The Simpson County Fiscal Court approved a series of financial and administrative actions in its April 2 regular meeting, including budget amendments, certificate‑of‑deposit transfers, and contracts intended to bolster public‑safety capacity and county cybersecurity.
Judge/Executive Mason Bames opened the session and the court approved first reading of FY23/24 Ordinance No. 220.256 (Amendment No. 4), increasing appropriations by $219,104. The court also approved numerous detailed budget transfers reallocating funds across county departments, including firefighting retirement and benefit lines, deputy salaries and vehicle/equipment maintenance. The transfers were read into the record and adopted by motion and vote.

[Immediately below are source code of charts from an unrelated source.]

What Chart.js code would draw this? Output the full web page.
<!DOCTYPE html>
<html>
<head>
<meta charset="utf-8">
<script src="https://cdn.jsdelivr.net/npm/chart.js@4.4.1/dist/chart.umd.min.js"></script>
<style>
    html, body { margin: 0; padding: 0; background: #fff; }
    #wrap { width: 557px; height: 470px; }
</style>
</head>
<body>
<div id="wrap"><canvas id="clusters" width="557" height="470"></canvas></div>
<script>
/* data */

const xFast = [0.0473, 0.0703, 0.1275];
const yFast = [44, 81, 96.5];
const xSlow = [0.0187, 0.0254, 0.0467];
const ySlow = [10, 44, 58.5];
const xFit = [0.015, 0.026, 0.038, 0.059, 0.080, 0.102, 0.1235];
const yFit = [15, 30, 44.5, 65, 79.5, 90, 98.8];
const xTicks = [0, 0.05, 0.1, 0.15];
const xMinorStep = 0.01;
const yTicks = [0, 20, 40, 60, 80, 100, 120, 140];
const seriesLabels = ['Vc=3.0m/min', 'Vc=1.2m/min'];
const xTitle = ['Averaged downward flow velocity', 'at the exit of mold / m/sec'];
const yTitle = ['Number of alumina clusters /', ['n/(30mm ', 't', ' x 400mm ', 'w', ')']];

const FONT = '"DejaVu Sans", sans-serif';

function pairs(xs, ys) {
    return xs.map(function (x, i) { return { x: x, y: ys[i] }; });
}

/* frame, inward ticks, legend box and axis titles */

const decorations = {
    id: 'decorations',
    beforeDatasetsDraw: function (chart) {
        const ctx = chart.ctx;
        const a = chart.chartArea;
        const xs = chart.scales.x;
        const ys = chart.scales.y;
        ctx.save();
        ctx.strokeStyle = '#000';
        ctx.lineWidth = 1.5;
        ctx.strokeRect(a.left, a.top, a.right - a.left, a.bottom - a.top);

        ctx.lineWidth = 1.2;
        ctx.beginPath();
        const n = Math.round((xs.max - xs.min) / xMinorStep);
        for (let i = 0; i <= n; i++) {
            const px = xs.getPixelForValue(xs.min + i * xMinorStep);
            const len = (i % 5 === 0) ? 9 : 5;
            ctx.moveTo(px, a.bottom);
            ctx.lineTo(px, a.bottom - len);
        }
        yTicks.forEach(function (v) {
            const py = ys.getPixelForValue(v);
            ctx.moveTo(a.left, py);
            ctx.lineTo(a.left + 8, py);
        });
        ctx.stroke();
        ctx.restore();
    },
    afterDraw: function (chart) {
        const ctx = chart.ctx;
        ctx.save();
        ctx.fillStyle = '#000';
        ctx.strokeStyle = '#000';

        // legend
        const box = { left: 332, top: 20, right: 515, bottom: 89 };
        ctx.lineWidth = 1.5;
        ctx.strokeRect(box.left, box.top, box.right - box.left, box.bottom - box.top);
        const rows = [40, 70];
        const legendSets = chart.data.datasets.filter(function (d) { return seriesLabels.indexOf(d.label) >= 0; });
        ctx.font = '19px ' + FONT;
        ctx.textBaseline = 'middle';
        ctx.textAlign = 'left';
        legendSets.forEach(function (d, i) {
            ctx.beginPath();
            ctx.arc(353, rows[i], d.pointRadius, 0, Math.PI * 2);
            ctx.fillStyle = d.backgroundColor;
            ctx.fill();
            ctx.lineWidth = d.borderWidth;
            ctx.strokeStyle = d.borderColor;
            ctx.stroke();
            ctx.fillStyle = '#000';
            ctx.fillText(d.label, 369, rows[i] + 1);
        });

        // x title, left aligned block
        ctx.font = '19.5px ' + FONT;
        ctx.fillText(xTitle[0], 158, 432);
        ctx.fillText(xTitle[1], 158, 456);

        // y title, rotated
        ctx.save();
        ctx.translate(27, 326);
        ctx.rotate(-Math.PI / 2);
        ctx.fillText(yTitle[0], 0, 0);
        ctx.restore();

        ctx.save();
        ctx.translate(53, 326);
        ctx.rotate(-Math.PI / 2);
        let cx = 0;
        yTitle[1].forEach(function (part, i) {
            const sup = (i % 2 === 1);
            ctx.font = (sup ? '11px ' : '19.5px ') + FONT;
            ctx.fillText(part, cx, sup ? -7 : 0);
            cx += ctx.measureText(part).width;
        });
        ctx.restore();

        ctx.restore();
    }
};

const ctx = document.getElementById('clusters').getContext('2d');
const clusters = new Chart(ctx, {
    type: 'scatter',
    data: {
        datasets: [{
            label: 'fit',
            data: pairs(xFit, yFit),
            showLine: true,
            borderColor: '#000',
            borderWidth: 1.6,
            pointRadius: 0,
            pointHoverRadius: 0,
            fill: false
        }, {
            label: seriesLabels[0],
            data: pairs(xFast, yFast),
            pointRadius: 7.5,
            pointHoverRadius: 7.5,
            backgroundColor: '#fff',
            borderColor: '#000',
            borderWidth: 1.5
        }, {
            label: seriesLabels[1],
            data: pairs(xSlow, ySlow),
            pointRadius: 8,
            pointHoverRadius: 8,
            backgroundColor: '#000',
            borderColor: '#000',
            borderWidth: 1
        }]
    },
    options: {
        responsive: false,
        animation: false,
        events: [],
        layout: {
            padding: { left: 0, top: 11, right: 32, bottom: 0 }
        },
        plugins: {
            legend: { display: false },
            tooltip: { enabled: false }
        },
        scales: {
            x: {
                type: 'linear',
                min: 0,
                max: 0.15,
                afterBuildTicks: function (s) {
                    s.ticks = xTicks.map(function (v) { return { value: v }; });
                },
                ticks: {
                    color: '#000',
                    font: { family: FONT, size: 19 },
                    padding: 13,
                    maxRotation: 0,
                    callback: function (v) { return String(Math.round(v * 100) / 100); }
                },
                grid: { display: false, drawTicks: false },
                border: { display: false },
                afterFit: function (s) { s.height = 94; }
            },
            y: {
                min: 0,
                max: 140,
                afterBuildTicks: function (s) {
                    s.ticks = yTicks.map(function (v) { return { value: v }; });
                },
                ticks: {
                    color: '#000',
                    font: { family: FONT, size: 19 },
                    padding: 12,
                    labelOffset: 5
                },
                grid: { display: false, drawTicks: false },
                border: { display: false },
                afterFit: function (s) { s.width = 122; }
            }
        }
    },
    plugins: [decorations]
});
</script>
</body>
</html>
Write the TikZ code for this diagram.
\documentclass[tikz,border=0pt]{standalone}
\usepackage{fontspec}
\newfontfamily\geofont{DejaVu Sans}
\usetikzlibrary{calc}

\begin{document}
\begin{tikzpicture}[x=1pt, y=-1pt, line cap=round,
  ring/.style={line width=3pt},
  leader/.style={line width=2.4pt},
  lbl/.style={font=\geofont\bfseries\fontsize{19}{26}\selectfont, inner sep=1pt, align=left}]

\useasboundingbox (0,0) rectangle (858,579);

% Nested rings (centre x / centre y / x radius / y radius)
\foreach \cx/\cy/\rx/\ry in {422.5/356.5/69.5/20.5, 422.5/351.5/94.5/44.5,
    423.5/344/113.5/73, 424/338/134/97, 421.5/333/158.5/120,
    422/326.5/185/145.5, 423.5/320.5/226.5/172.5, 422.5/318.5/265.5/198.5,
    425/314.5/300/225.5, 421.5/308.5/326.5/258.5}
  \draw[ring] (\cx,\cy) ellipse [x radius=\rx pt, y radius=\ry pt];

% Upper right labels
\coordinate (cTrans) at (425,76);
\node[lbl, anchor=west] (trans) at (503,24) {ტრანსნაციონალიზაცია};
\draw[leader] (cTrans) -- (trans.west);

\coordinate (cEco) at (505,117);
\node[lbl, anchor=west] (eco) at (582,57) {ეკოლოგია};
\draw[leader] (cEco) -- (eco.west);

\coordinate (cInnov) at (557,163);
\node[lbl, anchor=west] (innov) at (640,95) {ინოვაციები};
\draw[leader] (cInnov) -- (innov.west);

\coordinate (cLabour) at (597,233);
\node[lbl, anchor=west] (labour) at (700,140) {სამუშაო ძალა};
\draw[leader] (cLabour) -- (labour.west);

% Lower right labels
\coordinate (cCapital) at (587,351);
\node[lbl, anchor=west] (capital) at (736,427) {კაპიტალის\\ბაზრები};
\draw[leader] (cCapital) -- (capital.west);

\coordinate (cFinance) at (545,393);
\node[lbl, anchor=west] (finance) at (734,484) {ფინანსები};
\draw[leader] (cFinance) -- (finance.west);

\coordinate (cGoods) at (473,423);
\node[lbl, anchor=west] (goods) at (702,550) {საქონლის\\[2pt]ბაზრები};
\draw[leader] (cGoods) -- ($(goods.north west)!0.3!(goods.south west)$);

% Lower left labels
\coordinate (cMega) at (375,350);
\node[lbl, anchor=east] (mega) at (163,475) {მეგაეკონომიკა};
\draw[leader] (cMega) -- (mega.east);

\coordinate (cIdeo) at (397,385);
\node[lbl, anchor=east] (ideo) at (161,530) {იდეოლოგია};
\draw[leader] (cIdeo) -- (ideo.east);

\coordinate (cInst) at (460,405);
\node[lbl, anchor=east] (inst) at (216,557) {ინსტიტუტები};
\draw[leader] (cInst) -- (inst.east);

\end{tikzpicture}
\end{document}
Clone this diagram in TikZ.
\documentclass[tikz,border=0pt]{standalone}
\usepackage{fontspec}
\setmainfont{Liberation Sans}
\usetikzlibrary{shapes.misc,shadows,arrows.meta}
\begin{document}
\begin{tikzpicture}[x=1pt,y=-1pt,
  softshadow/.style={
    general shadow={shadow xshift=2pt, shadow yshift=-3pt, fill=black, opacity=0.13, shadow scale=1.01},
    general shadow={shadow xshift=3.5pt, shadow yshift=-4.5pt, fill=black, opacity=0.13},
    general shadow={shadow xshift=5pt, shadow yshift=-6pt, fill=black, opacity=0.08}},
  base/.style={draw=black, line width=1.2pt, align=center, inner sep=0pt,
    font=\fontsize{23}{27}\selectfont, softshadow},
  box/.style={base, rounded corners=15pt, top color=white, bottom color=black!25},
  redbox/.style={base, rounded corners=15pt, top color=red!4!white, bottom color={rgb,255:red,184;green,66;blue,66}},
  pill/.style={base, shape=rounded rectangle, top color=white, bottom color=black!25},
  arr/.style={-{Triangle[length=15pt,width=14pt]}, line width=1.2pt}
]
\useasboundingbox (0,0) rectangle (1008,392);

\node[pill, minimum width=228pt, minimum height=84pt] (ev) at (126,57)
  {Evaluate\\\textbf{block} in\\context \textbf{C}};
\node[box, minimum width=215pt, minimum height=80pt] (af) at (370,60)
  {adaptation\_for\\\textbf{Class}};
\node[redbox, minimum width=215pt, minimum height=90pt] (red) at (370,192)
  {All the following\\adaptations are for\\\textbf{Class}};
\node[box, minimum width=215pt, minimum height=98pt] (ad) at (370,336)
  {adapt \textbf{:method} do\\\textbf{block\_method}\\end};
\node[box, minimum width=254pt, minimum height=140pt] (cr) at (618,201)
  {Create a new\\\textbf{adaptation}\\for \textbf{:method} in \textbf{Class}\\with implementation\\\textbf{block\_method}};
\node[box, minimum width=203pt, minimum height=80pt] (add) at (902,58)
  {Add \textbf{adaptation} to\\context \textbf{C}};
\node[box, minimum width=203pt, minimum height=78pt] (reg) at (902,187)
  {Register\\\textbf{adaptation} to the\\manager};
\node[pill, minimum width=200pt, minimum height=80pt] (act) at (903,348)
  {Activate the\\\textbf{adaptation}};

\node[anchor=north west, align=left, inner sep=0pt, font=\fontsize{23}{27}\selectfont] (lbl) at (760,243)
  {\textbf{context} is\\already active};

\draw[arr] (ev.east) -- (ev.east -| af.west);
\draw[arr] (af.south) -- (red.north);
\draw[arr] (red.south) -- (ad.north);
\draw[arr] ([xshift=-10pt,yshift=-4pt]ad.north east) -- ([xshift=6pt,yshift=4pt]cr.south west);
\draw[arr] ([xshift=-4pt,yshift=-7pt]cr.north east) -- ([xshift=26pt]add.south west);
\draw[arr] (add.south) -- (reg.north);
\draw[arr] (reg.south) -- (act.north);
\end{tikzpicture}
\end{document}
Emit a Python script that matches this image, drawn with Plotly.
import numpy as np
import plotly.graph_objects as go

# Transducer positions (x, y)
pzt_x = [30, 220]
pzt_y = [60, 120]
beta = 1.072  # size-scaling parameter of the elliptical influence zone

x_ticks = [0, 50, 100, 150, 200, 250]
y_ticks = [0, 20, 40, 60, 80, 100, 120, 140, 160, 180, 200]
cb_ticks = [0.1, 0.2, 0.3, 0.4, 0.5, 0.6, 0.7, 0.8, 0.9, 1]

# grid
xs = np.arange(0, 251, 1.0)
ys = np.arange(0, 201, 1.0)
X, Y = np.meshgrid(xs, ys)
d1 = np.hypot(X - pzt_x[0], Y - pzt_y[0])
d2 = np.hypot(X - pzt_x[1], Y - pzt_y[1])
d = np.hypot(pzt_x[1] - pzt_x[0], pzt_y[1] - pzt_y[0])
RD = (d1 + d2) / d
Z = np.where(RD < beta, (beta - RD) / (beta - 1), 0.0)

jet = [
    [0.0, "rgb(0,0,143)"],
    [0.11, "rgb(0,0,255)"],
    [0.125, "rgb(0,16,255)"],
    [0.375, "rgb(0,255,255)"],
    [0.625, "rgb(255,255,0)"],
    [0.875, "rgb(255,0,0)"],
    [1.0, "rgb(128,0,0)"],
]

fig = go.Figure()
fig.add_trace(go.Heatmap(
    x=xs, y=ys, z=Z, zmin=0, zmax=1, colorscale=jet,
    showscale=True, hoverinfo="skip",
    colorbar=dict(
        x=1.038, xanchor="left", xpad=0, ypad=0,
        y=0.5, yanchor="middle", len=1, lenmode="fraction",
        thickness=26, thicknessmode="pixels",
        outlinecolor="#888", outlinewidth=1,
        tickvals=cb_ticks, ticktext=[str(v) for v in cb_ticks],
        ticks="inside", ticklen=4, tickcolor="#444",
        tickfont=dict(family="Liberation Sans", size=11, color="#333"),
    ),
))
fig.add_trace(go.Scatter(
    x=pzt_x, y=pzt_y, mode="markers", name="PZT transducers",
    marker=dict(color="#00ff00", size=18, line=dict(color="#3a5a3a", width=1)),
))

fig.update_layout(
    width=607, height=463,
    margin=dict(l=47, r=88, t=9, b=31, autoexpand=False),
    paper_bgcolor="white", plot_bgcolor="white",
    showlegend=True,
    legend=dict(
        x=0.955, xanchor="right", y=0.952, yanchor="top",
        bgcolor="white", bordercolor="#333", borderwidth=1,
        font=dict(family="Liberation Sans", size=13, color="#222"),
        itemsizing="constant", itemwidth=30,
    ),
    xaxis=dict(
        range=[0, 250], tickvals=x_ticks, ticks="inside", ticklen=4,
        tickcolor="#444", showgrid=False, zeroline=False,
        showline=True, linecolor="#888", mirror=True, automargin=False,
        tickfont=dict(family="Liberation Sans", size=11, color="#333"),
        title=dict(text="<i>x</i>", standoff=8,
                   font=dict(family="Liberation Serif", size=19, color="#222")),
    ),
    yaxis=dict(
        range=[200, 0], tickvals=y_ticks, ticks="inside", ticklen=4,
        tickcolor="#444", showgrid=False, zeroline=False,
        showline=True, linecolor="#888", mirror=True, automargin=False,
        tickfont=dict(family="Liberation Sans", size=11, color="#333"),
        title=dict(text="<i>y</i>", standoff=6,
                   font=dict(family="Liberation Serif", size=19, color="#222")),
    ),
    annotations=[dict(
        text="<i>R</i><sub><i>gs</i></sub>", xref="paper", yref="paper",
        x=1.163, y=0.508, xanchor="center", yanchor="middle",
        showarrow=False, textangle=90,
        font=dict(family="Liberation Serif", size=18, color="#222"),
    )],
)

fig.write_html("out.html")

The court authorized moving several county certificates of deposit from Edward Jones to Franklin Bank & Trust for 12 months at a 5.50% interest rate: the General Fund CD ($1,024,457), Road Fund CD ($209,236.25), General Fund (Park) CD ($1,013,916), and the County Clerk Permanent Storage CD ($41,000).
Separately, the court accepted Spurr Architecture, PLLC’s fee proposal of $50,000 for full professional design services (site, civil, structural, architectural and MEP) for a proposed Simpson County Public Safe Room at the Community Park; the contract was approved by motion. The court also approved a three‑year agreement with Cisco Umbrella for cybersecurity protection at a cost of $27,000 and authorized Judge/Executive Mason Bames to sign.
The court approved the bills and claims presented, a multi‑page vendor and payroll list including routine vendors and county payroll items. Motions on each item were made and seconded, and recorded roll‑call “ayes” were read into the minutes for each approval.
The court adjourned after reconvening from a closed session on pending litigation (KRS 61.810(c)).